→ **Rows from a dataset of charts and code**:

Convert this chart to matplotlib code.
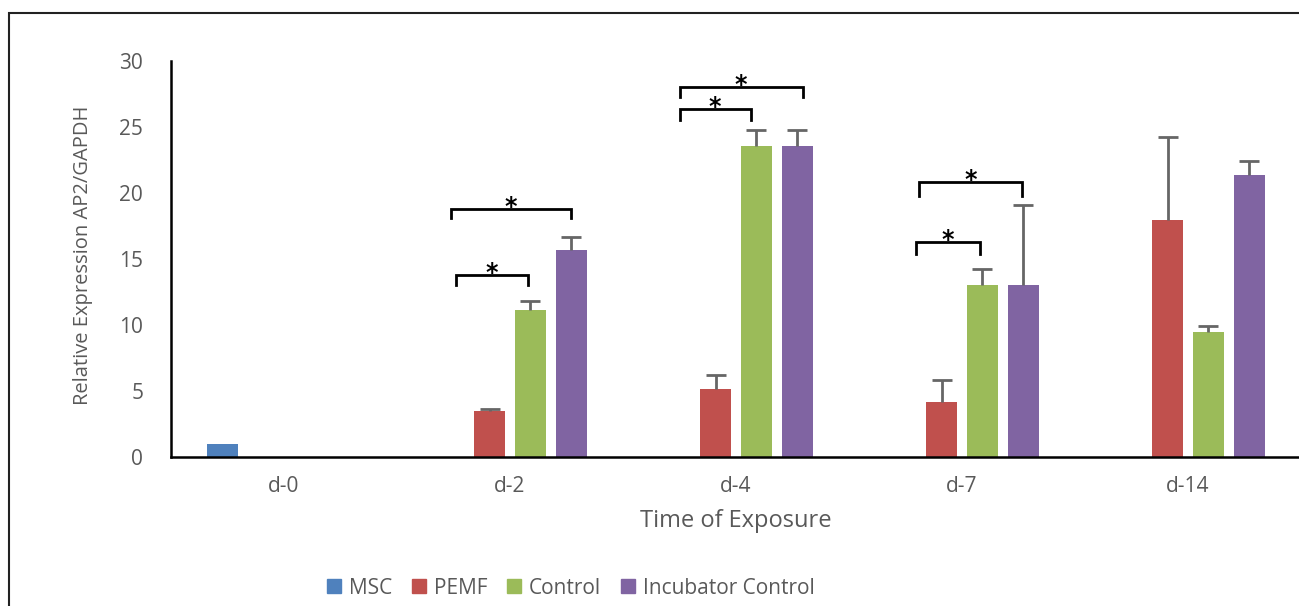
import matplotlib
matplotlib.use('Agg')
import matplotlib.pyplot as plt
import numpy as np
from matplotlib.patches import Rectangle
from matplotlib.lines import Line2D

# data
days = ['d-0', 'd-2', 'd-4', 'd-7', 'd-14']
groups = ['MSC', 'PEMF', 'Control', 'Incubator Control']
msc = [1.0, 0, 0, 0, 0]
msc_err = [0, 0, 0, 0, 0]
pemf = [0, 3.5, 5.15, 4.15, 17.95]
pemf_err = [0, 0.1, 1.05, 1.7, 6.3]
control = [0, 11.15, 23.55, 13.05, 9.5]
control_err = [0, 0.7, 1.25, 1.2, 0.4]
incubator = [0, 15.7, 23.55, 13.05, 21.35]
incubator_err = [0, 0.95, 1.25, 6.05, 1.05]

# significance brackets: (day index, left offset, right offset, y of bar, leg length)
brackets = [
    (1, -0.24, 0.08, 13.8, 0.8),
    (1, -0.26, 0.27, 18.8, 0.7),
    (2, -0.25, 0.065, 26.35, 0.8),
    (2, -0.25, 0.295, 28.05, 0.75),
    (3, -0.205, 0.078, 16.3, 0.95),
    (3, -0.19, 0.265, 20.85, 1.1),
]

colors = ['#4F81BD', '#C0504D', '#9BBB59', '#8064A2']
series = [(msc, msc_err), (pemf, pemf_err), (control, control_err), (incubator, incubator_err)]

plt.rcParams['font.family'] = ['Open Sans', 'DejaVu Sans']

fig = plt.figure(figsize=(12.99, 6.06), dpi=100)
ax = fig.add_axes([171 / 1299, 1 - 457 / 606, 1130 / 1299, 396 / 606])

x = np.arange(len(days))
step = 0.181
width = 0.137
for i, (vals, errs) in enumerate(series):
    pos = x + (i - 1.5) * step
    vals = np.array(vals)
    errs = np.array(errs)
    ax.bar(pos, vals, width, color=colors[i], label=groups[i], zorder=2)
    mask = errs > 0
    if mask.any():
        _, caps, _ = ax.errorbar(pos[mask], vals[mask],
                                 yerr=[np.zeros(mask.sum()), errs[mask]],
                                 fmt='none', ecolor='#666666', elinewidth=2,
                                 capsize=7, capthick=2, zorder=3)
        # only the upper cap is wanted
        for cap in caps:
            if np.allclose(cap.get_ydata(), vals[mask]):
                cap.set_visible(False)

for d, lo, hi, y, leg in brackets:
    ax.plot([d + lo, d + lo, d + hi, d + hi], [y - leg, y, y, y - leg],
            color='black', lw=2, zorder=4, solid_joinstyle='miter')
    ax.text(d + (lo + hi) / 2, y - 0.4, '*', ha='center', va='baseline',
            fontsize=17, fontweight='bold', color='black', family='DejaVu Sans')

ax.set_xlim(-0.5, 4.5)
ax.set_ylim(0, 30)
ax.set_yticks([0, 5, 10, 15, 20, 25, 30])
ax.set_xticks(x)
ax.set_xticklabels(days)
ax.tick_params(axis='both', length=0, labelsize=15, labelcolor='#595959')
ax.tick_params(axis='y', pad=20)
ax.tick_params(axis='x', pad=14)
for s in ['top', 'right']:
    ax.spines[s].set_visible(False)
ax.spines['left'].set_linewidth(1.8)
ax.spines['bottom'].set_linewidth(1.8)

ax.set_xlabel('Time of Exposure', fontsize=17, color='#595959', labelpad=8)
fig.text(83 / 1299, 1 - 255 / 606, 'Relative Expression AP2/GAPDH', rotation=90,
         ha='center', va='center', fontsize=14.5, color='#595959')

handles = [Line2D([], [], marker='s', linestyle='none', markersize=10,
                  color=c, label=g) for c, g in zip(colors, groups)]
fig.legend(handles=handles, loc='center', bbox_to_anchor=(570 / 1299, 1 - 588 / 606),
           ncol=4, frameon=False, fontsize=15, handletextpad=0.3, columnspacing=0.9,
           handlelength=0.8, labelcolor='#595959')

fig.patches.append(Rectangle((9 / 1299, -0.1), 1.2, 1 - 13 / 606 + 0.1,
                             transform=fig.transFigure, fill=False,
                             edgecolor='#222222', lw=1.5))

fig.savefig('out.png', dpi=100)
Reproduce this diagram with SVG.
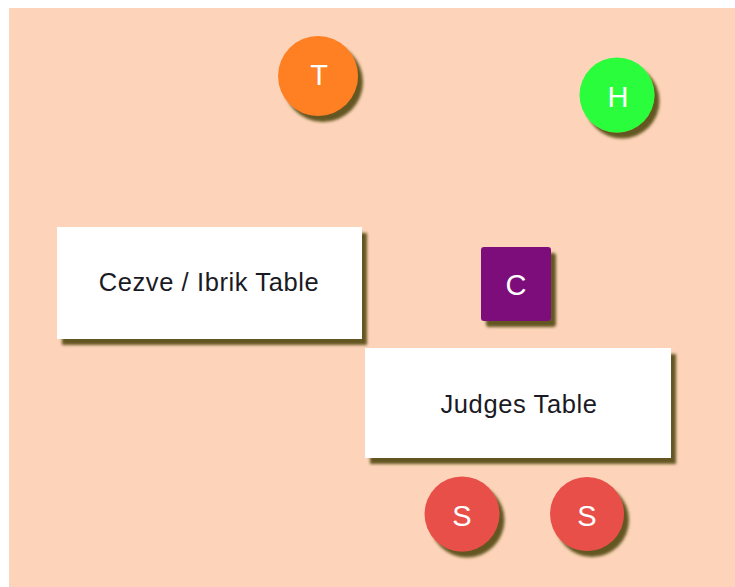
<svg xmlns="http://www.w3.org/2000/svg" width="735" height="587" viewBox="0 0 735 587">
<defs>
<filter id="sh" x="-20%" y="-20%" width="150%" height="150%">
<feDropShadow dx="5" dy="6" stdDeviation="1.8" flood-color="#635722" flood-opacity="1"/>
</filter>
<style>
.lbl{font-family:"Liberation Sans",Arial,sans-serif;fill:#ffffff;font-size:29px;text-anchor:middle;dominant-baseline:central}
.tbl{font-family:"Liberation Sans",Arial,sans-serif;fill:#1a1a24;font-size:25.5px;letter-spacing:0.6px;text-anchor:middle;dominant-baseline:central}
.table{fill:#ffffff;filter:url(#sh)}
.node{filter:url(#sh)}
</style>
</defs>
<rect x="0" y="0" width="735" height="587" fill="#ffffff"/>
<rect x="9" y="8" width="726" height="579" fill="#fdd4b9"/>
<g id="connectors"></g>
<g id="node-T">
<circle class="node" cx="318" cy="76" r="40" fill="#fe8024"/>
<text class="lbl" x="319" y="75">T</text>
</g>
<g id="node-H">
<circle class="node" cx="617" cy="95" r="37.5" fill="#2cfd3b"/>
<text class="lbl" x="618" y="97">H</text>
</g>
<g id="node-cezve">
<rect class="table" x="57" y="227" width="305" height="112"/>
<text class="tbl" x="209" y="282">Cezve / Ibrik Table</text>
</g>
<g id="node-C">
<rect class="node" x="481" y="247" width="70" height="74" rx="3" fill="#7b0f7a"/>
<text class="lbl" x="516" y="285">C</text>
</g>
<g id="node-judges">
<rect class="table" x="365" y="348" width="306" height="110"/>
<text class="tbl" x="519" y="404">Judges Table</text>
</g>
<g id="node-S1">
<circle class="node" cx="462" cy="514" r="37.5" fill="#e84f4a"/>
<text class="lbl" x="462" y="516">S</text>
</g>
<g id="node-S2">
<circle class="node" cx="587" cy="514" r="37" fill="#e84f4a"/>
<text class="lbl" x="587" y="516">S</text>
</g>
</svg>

→ **Request**: Please write out all the data again word for word, but not the pictures.

→ **The result**:
Convert this chart to matplotlib code.
import matplotlib
matplotlib.use('Agg')
import matplotlib.pyplot as plt
import numpy as np
from matplotlib.patches import Rectangle
from matplotlib.lines import Line2D

# data
days = ['d-0', 'd-2', 'd-4', 'd-7', 'd-14']
groups = ['MSC', 'PEMF', 'Control', 'Incubator Control']
msc = [1.0, 0, 0, 0, 0]
msc_err = [0, 0, 0, 0, 0]
pemf = [0, 3.5, 5.15, 4.15, 17.95]
pemf_err = [0, 0.1, 1.05, 1.7, 6.3]
control = [0, 11.15, 23.55, 13.05, 9.5]
control_err = [0, 0.7, 1.25, 1.2, 0.4]
incubator = [0, 15.7, 23.55, 13.05, 21.35]
incubator_err = [0, 0.95, 1.25, 6.05, 1.05]

# significance brackets: (day index, left offset, right offset, y of bar, leg length)
brackets = [
    (1, -0.24, 0.08, 13.8, 0.8),
    (1, -0.26, 0.27, 18.8, 0.7),
    (2, -0.25, 0.065, 26.35, 0.8),
    (2, -0.25, 0.295, 28.05, 0.75),
    (3, -0.205, 0.078, 16.3, 0.95),
    (3, -0.19, 0.265, 20.85, 1.1),
]

colors = ['#4F81BD', '#C0504D', '#9BBB59', '#8064A2']
series = [(msc, msc_err), (pemf, pemf_err), (control, control_err), (incubator, incubator_err)]

plt.rcParams['font.family'] = ['Open Sans', 'DejaVu Sans']

fig = plt.figure(figsize=(12.99, 6.06), dpi=100)
ax = fig.add_axes([171 / 1299, 1 - 457 / 606, 1130 / 1299, 396 / 606])

x = np.arange(len(days))
step = 0.181
width = 0.137
for i, (vals, errs) in enumerate(series):
    pos = x + (i - 1.5) * step
    vals = np.array(vals)
    errs = np.array(errs)
    ax.bar(pos, vals, width, color=colors[i], label=groups[i], zorder=2)
    mask = errs > 0
    if mask.any():
        _, caps, _ = ax.errorbar(pos[mask], vals[mask],
                                 yerr=[np.zeros(mask.sum()), errs[mask]],
                                 fmt='none', ecolor='#666666', elinewidth=2,
                                 capsize=7, capthick=2, zorder=3)
        # only the upper cap is wanted
        for cap in caps:
            if np.allclose(cap.get_ydata(), vals[mask]):
                cap.set_visible(False)

for d, lo, hi, y, leg in brackets:
    ax.plot([d + lo, d + lo, d + hi, d + hi], [y - leg, y, y, y - leg],
            color='black', lw=2, zorder=4, solid_joinstyle='miter')
    ax.text(d + (lo + hi) / 2, y - 0.4, '*', ha='center', va='baseline',
            fontsize=17, fontweight='bold', color='black', family='DejaVu Sans')

ax.set_xlim(-0.5, 4.5)
ax.set_ylim(0, 30)
ax.set_yticks([0, 5, 10, 15, 20, 25, 30])
ax.set_xticks(x)
ax.set_xticklabels(days)
ax.tick_params(axis='both', length=0, labelsize=15, labelcolor='#595959')
ax.tick_params(axis='y', pad=20)
ax.tick_params(axis='x', pad=14)
for s in ['top', 'right']:
    ax.spines[s].set_visible(False)
ax.spines['left'].set_linewidth(1.8)
ax.spines['bottom'].set_linewidth(1.8)

ax.set_xlabel('Time of Exposure', fontsize=17, color='#595959', labelpad=8)
fig.text(83 / 1299, 1 - 255 / 606, 'Relative Expression AP2/GAPDH', rotation=90,
         ha='center', va='center', fontsize=14.5, color='#595959')

handles = [Line2D([], [], marker='s', linestyle='none', markersize=10,
                  color=c, label=g) for c, g in zip(colors, groups)]
fig.legend(handles=handles, loc='center', bbox_to_anchor=(570 / 1299, 1 - 588 / 606),
           ncol=4, frameon=False, fontsize=15, handletextpad=0.3, columnspacing=0.9,
           handlelength=0.8, labelcolor='#595959')

fig.patches.append(Rectangle((9 / 1299, -0.1), 1.2, 1 - 13 / 606 + 0.1,
                             transform=fig.transFigure, fill=False,
                             edgecolor='#222222', lw=1.5))

fig.savefig('out.png', dpi=100)
Reproduce this diagram with SVG.
<svg xmlns="http://www.w3.org/2000/svg" width="735" height="587" viewBox="0 0 735 587">
<defs>
<filter id="sh" x="-20%" y="-20%" width="150%" height="150%">
<feDropShadow dx="5" dy="6" stdDeviation="1.8" flood-color="#635722" flood-opacity="1"/>
</filter>
<style>
.lbl{font-family:"Liberation Sans",Arial,sans-serif;fill:#ffffff;font-size:29px;text-anchor:middle;dominant-baseline:central}
.tbl{font-family:"Liberation Sans",Arial,sans-serif;fill:#1a1a24;font-size:25.5px;letter-spacing:0.6px;text-anchor:middle;dominant-baseline:central}
.table{fill:#ffffff;filter:url(#sh)}
.node{filter:url(#sh)}
</style>
</defs>
<rect x="0" y="0" width="735" height="587" fill="#ffffff"/>
<rect x="9" y="8" width="726" height="579" fill="#fdd4b9"/>
<g id="connectors"></g>
<g id="node-T">
<circle class="node" cx="318" cy="76" r="40" fill="#fe8024"/>
<text class="lbl" x="319" y="75">T</text>
</g>
<g id="node-H">
<circle class="node" cx="617" cy="95" r="37.5" fill="#2cfd3b"/>
<text class="lbl" x="618" y="97">H</text>
</g>
<g id="node-cezve">
<rect class="table" x="57" y="227" width="305" height="112"/>
<text class="tbl" x="209" y="282">Cezve / Ibrik Table</text>
</g>
<g id="node-C">
<rect class="node" x="481" y="247" width="70" height="74" rx="3" fill="#7b0f7a"/>
<text class="lbl" x="516" y="285">C</text>
</g>
<g id="node-judges">
<rect class="table" x="365" y="348" width="306" height="110"/>
<text class="tbl" x="519" y="404">Judges Table</text>
</g>
<g id="node-S1">
<circle class="node" cx="462" cy="514" r="37.5" fill="#e84f4a"/>
<text class="lbl" x="462" y="516">S</text>
</g>
<g id="node-S2">
<circle class="node" cx="587" cy="514" r="37" fill="#e84f4a"/>
<text class="lbl" x="587" y="516">S</text>
</g>
</svg>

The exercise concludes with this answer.